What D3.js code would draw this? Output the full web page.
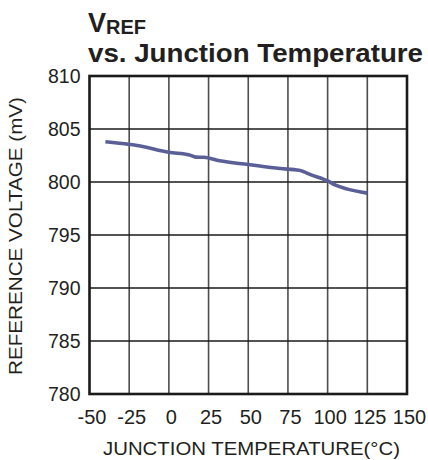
_ _ _ _
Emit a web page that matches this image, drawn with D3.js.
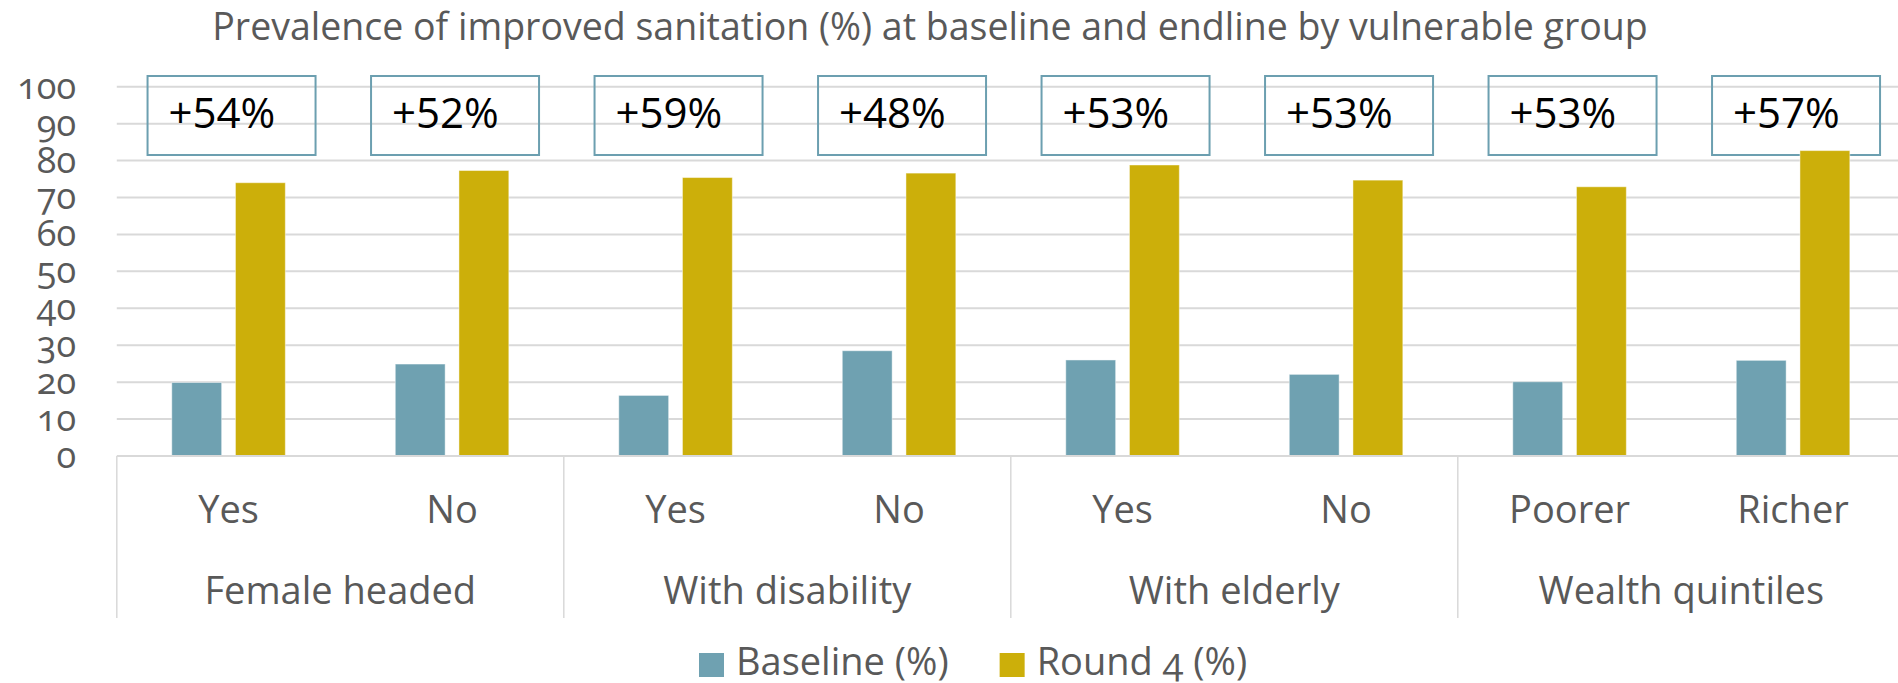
_ _ _ _
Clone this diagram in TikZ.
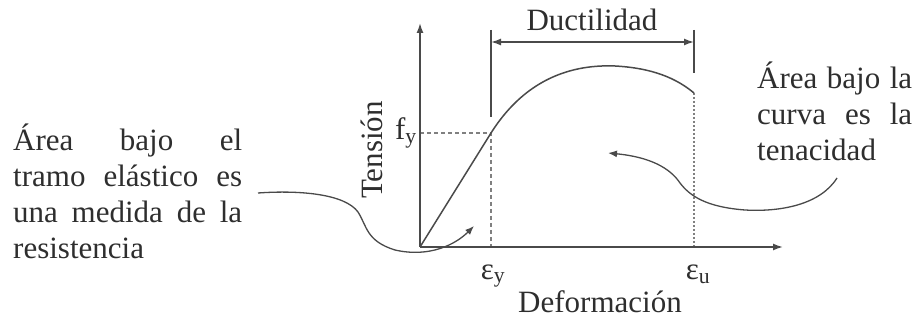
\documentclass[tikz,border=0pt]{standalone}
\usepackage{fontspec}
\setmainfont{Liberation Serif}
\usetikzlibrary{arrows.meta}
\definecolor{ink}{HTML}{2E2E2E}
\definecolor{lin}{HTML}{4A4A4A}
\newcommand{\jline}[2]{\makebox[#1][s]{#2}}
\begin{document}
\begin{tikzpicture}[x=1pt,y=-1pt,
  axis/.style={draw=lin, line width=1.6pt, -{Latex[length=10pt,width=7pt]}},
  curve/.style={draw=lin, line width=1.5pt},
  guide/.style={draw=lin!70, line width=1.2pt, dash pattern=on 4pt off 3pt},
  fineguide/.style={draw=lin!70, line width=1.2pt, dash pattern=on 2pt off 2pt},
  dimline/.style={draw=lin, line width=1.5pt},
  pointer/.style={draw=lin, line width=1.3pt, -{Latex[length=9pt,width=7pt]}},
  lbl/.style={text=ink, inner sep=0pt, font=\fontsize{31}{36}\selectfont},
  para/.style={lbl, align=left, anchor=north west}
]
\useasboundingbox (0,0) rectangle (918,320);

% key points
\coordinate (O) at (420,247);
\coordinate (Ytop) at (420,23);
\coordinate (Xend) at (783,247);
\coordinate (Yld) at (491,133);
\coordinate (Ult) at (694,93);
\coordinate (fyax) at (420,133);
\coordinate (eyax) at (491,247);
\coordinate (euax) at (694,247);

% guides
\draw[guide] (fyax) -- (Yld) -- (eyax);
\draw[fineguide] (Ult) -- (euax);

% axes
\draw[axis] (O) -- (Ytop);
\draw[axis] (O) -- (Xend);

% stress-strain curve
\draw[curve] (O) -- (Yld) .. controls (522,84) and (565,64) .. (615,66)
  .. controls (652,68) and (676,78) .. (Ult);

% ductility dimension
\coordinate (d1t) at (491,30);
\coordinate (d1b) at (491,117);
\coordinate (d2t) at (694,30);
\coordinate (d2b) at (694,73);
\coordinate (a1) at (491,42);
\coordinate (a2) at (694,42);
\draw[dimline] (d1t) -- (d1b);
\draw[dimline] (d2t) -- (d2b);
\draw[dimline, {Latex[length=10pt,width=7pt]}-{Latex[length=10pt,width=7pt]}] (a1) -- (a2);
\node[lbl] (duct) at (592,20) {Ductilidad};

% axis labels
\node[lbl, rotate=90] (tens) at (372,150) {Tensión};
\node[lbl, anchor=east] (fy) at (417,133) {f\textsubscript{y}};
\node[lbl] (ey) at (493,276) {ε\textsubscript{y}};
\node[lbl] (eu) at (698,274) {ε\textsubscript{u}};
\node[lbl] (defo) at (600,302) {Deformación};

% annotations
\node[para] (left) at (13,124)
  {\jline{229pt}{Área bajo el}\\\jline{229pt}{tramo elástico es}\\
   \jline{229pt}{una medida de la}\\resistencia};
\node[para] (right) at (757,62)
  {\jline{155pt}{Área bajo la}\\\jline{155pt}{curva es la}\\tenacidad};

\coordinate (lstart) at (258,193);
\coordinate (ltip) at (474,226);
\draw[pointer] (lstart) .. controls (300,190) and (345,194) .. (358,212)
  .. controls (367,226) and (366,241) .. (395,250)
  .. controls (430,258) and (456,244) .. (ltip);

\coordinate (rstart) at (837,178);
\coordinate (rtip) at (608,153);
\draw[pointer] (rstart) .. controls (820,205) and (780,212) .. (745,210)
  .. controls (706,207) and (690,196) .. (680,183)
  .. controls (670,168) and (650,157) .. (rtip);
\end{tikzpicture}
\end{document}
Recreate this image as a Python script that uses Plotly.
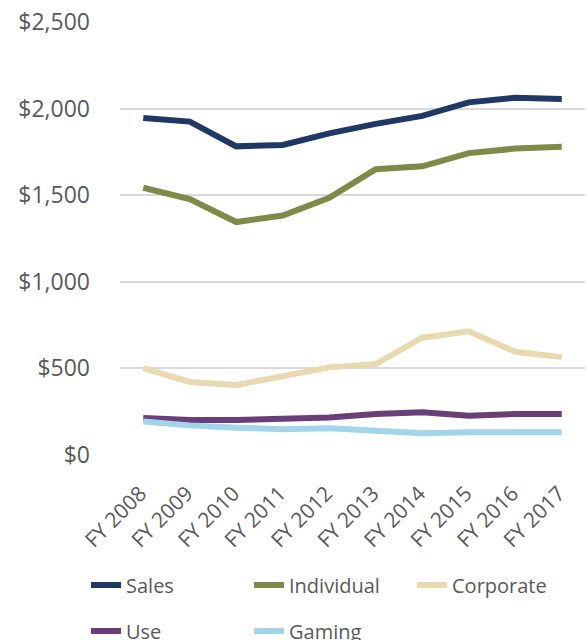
_ _ _ _
### What this task involves
Both the line with "Clone this diagram in TikZ." and the line with "(676,78) .. (Ult);" are included: reproduce them and every line between, exactly, with pictures omitted.

### Written answer
Clone this diagram in TikZ.
\documentclass[tikz,border=0pt]{standalone}
\usepackage{fontspec}
\setmainfont{Liberation Serif}
\usetikzlibrary{arrows.meta}
\definecolor{ink}{HTML}{2E2E2E}
\definecolor{lin}{HTML}{4A4A4A}
\newcommand{\jline}[2]{\makebox[#1][s]{#2}}
\begin{document}
\begin{tikzpicture}[x=1pt,y=-1pt,
  axis/.style={draw=lin, line width=1.6pt, -{Latex[length=10pt,width=7pt]}},
  curve/.style={draw=lin, line width=1.5pt},
  guide/.style={draw=lin!70, line width=1.2pt, dash pattern=on 4pt off 3pt},
  fineguide/.style={draw=lin!70, line width=1.2pt, dash pattern=on 2pt off 2pt},
  dimline/.style={draw=lin, line width=1.5pt},
  pointer/.style={draw=lin, line width=1.3pt, -{Latex[length=9pt,width=7pt]}},
  lbl/.style={text=ink, inner sep=0pt, font=\fontsize{31}{36}\selectfont},
  para/.style={lbl, align=left, anchor=north west}
]
\useasboundingbox (0,0) rectangle (918,320);

% key points
\coordinate (O) at (420,247);
\coordinate (Ytop) at (420,23);
\coordinate (Xend) at (783,247);
\coordinate (Yld) at (491,133);
\coordinate (Ult) at (694,93);
\coordinate (fyax) at (420,133);
\coordinate (eyax) at (491,247);
\coordinate (euax) at (694,247);

% guides
\draw[guide] (fyax) -- (Yld) -- (eyax);
\draw[fineguide] (Ult) -- (euax);

% axes
\draw[axis] (O) -- (Ytop);
\draw[axis] (O) -- (Xend);

% stress-strain curve
\draw[curve] (O) -- (Yld) .. controls (522,84) and (565,64) .. (615,66)
  .. controls (652,68) and (676,78) .. (Ult);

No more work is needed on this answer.